Question :
I’m trying to decide whether to normalize a thing further, and need to know what the smallest a row in InnoDB can be (I’ve got MySQL 5.6).
This is not exactly my case, but for simplicity, let’s assume I just have a surrogate PK (bigint) and two TINYINT columns, neither of which can be null. How many bytes can I expect each row to need for storage if I’m gonna have 1 billion of these?
I’d imagine each row requires some metadata (I know it does at least for when there are NULLable columns), but can’t seem to find the documentation on how to calculate it.
Then, how much can I expect to be eaten by the free space in the page, and the metadata in the page (or is that all together)?
I want to know so that I can better judge when I would have a long table that is narrow enough to avoid proper normalization.
Answer :
Each row in InnoDB (let assume COMPACT format) has these headers:
- Offsets – one or two byte per variable length type field.
- NULL flags – one bit per NULL-able field, aligned to a whole number of bytes.
- So called “Extra bytes” – a bunch of flags like is_deleted, pointer to next record ect. Five bytes in COMPACT format, fixed.
Then comes primary key field(s).
Then 6 bytes transaction id and 7 bytes rollback pointer.
Then remaining field values.
For the given row (BIGINT, TINYINT, TINYINT) it’s size will be:
- 0 bytes offsets
- 0 bytes NULL flags
- 5 bytes “Extra bytes”
- 8 bytes BIGINT
- 6 bytes trx_id
- 7 bytes roll_ptr
- 1 byte TINYINT
- 1 byte TINYINT
So, 28 bytes per record.
But to calculate how much space the table will take you need to take into account:
- PAGE header (38+56 bytes)
- page trailer
- page fill factor
- infinum, supremum records
- space used by non-leaf pages
Check these slides for more details
http://www.slideshare.net/akuzminsky/data-recovery-talk-on-pluk
(I’m adding an “answer”, not a comment for formatting reasons.)

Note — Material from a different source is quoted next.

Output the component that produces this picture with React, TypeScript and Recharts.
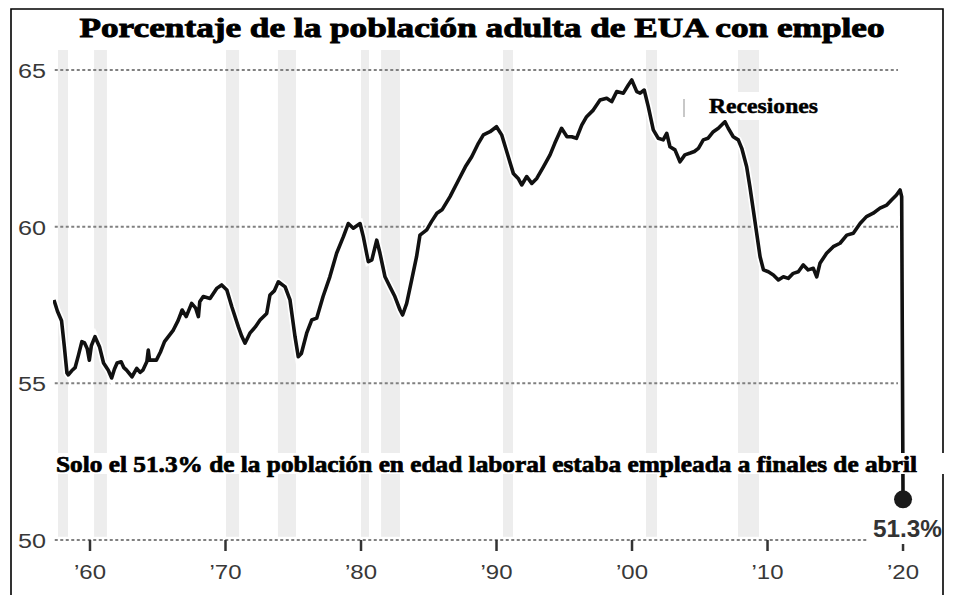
import {
  ComposedChart,
  Line,
  XAxis,
  YAxis,
  ReferenceArea,
  ReferenceLine,
  ReferenceDot,
} from 'recharts';

// Time as fractional years
const years = [
  1957.34, 1957.6, 1957.9, 1958.1, 1958.3, 1958.4, 1958.65, 1958.9, 1959.15, 1959.4,
  1959.6, 1959.8, 1959.95, 1960.1, 1960.37, 1960.7, 1961.0, 1961.35, 1961.6, 1961.8,
  1962.0, 1962.3, 1962.5, 1962.7, 1963.1, 1963.45, 1963.7, 1963.9, 1964.2, 1964.3,
  1964.4, 1964.9, 1965.2, 1965.5, 1966.15, 1966.5, 1966.8, 1967.1, 1967.5, 1967.8,
  1968.0, 1968.1, 1968.36, 1968.86, 1969.35, 1969.72, 1970.1, 1970.46, 1970.95, 1971.2,
  1971.44, 1971.8, 1972.2, 1972.55, 1973.04, 1973.28, 1973.6, 1973.9, 1974.4, 1974.76,
  1975.0, 1975.13, 1975.37, 1975.6, 1975.99, 1976.36, 1976.73, 1977.2, 1977.7, 1978.2,
  1978.7, 1979.06, 1979.43, 1979.93, 1980.17, 1980.54, 1980.8, 1981.16, 1981.4, 1981.77,
  1982.14, 1982.5, 1982.88, 1983.07, 1983.37, 1983.74, 1984.1, 1984.35, 1984.85, 1985.2,
  1985.6, 1986.0, 1986.57, 1987.2, 1987.7, 1988.17, 1988.66, 1989.03, 1989.52, 1990.0,
  1990.38, 1990.87, 1991.24, 1991.6, 1991.86, 1992.23, 1992.6, 1992.97, 1993.46, 1993.95,
  1994.3, 1994.8, 1995.2, 1995.55, 1995.9, 1996.29, 1996.65, 1997.14, 1997.64, 1998.13,
  1998.5, 1998.87, 1999.36, 1999.73, 1999.98, 2000.35, 2000.6, 2000.9, 2001.2, 2001.57,
  2001.94, 2002.3, 2002.56, 2002.8, 2003.17, 2003.54, 2003.9, 2004.3, 2004.6, 2004.9,
  2005.26, 2005.6, 2006.0, 2006.37, 2006.74, 2006.86, 2007.1, 2007.47, 2007.84, 2008.1,
  2008.46, 2008.7, 2008.95, 2009.2, 2009.45, 2009.7, 2010.06, 2010.43, 2010.8, 2011.17,
  2011.53, 2011.9, 2012.27, 2012.64, 2013.0, 2013.38, 2013.63, 2013.87, 2014.36, 2014.85,
  2015.35, 2015.85, 2016.33, 2016.83, 2017.3, 2017.8, 2018.3, 2018.8, 2019.15, 2019.5,
  2019.78, 2019.9, 2020.0,
];

// Employment-population ratio, percent
const ratio = [
  57.66, 57.3, 57.0, 56.2, 55.33, 55.27, 55.4, 55.5, 55.9, 56.33,
  56.29, 56.1, 55.74, 56.2, 56.49, 56.17, 55.65, 55.42, 55.17, 55.45,
  55.65, 55.69, 55.5, 55.42, 55.21, 55.48, 55.35, 55.42, 55.7, 56.06,
  55.74, 55.74, 56.0, 56.33, 56.7, 57.0, 57.34, 57.13, 57.55, 57.4,
  57.13, 57.6, 57.77, 57.71, 58.03, 58.14, 57.98, 57.45, 56.8, 56.5,
  56.28, 56.6, 56.8, 57.02, 57.23, 57.82, 57.95, 58.24, 58.08, 57.66,
  56.9, 56.49, 55.85, 55.95, 56.6, 57.02, 57.08, 57.77, 58.4, 59.15,
  59.68, 60.1, 59.95, 60.1, 59.68, 58.88, 58.94, 59.57, 59.15, 58.4,
  58.08, 57.77, 57.34, 57.18, 57.55, 58.3, 59.04, 59.73, 59.9, 60.16,
  60.43, 60.55, 60.96, 61.49, 61.91, 62.23, 62.66, 62.93, 63.03, 63.19,
  62.93, 62.23, 61.7, 61.54, 61.33, 61.6, 61.38, 61.54, 61.91, 62.29,
  62.66, 63.14, 62.87, 62.87, 62.82, 63.24, 63.51, 63.72, 64.04, 64.1,
  63.99, 64.31, 64.26, 64.52, 64.68, 64.31, 64.26, 64.36, 63.83, 63.09,
  62.82, 62.77, 62.98, 62.55, 62.45, 62.07, 62.29, 62.35, 62.4, 62.5,
  62.77, 62.82, 63.03, 63.14, 63.3, 63.35, 63.14, 62.87, 62.77, 62.5,
  61.91, 61.27, 60.53, 59.79, 59.04, 58.62, 58.56, 58.46, 58.3, 58.4,
  58.35, 58.51, 58.56, 58.78, 58.62, 58.67, 58.4, 58.83, 59.15, 59.36,
  59.47, 59.73, 59.79, 60.1, 60.32, 60.43, 60.59, 60.69, 60.85, 61.0,
  61.17, 60.96, 51.3,
];

const recessionStart = [1957.64, 1960.3, 1970.04, 1973.87, 1980.0, 1981.48, 1990.48, 2001.03, 2007.82];
const recessionEnd = [1958.38, 1961.25, 1971.0, 1975.2, 1980.59, 1982.88, 1991.22, 2001.84, 2009.37];

const xTicks = [1960, 1970, 1980, 1990, 2000, 2010, 2020];
const xTickLabels = ['’60', '’70', '’80', '’90', '’00', '’10', '’20'];
const yTicks = [50, 55, 60, 65];
const gridEnds = [2017.34, 2019.63, 2019.63, 2019.63];

const data = years.map((t, i) => ({ t, v: ratio[i] }));
const last = data[data.length - 1];

const XTick = (props: any) => {
  const { x, y, payload } = props;
  const idx = xTicks.indexOf(payload.value);
  return (
    <text
      x={x}
      y={y}
      dy={26}
      textAnchor="middle"
      fontSize={20}
      fontFamily="'Liberation Sans', Arial, sans-serif"
      fill="#383838"
      textLength={32}
      lengthAdjust="spacingAndGlyphs"
    >
      {xTickLabels[idx]}
    </text>
  );
};

const YTick = (props: any) => {
  const { y, payload } = props;
  return (
    <text
      x={46}
      y={y}
      dy={8}
      textAnchor="end"
      fontSize={20}
      fontFamily="'Liberation Sans', Arial, sans-serif"
      fill="#383838"
      textLength={28}
      lengthAdjust="spacingAndGlyphs"
    >
      {payload.value}
    </text>
  );
};

const serif = "'Liberation Serif', 'Times New Roman', serif";

export default function App() {
  return (
    <div style={{ position: 'absolute', left: 0, top: 0, width: 962, height: 595, background: '#fff' }}>
      <ComposedChart
        width={962}
        height={595}
        data={data}
        margin={{ top: 50, right: 32, bottom: 0, left: 0 }}
      >
        <XAxis
          dataKey="t"
          type="number"
          domain={[1957.27, 2021.99]}
          allowDataOverflow
          ticks={xTicks}
          axisLine={false}
          tickLine={{ stroke: '#333', strokeWidth: 2.5 }}
          tickSize={11}
          height={55}
          tick={<XTick />}
          interval={0}
        />
        <YAxis
          type="number"
          domain={[50, 65.638]}
          allowDataOverflow
          ticks={yTicks}
          axisLine={false}
          tickLine={false}
          width={53}
          tick={<YTick />}
          interval={0}
        />
        {recessionStart.map((s, i) => (
          <ReferenceArea
            key={`r${i}`}
            x1={s}
            x2={recessionEnd[i]}
            y1={50.1}
            y2={65.638}
            fill="#ededed"
            fillOpacity={1}
            stroke="none"
          />
        ))}
        {yTicks.map((v, i) => (
          <ReferenceLine
            key={`g${v}`}
            segment={[
              { x: 1957.4, y: v },
              { x: gridEnds[i], y: v },
            ]}
            stroke="#808080"
            strokeWidth={2}
            strokeDasharray="3 2.5"
          />
        ))}
        <Line
          dataKey="v"
          type="linear"
          stroke="#ffffff"
          strokeWidth={7}
          dot={false}
          isAnimationActive={false}
        />
        <Line
          dataKey="v"
          type="linear"
          stroke="#111"
          strokeWidth={3.6}
          strokeLinejoin="round"
          dot={false}
          isAnimationActive={false}
        />
        <ReferenceDot x={last.t} y={last.v} r={9} fill="#1a1a1a" stroke="none" />
      </ComposedChart>

      <svg
        width={962}
        height={595}
        style={{ position: 'absolute', left: 0, top: 0, pointerEvents: 'none' }}
      >
        <path d="M11,595 L11,9 L943,9 L943,595" fill="none" stroke="#000" strokeWidth={1.6} />
        <text
          x={482}
          y={37}
          textAnchor="middle"
          fontFamily={serif}
          fontWeight="bold"
          fontSize={27}
          textLength={805}
          lengthAdjust="spacingAndGlyphs"
          fill="#000"
          stroke="#000"
          strokeWidth={0.9}
        >
          Porcentaje de la población adulta de EUA con empleo
        </text>

        <rect x={683} y={99} width={2} height={18} fill="#c8c8c8" />
        <rect x={700} y={92} width={125} height={28} fill="#fff" />
        <text
          x={709}
          y={113}
          fontFamily={serif}
          fontWeight="bold"
          fontSize={22}
          textLength={109}
          lengthAdjust="spacingAndGlyphs"
          fill="#000"
          stroke="#000"
          strokeWidth={0.5}
        >
          Recesiones
        </text>

        <rect x={50} y={453} width={897} height={21} fill="#fff" />
        <text
          x={56}
          y={472}
          fontFamily={serif}
          fontWeight="bold"
          fontSize={23}
          textLength={861}
          lengthAdjust="spacingAndGlyphs"
          fill="#000"
          stroke="#000"
          strokeWidth={0.7}
        >
          Solo el 51.3% de la población en edad laboral estaba empleada a finales de abril
        </text>

        <rect x={867} y={514} width={74} height={30} fill="#fff" />
        <text
          x={942}
          y={537}
          textAnchor="end"
          fontFamily="'Liberation Sans', Arial, sans-serif"
          fontWeight="bold"
          fontSize={23}
          textLength={69}
          lengthAdjust="spacingAndGlyphs"
          fill="#333"
        >
          51.3%
        </text>
      </svg>
    </div>
  );
}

@akuzminsky covered most things quite thoroughly.
Why a BIGINT? Won’t an INT UNSIGNED (max value 4 billion) suffice? That would saver 4GB.
The fill factor comes in two flavors —
If the writes are cleanly done, then the blocks are 15/16 full. Grand total might be 40-45GB
If there is random INSERTs, then the blocks average 69% full.
Now. let’s ask why this layout? The two TINYINTs will be repeated a lot in a billion rows. (In particular, at least 1B/(256*256) = some will pairs will be repeated at least 4K times.) Maybe you could have only 65K rows, and have counters in them? Maybe some other summarization technique would work for your application? (OK, maybe this table is artificial.)
BTW, MyISAM would take 11GB for the data for that table (assuming no holes). Plus another 15-20GB for the PRIMARY KEY.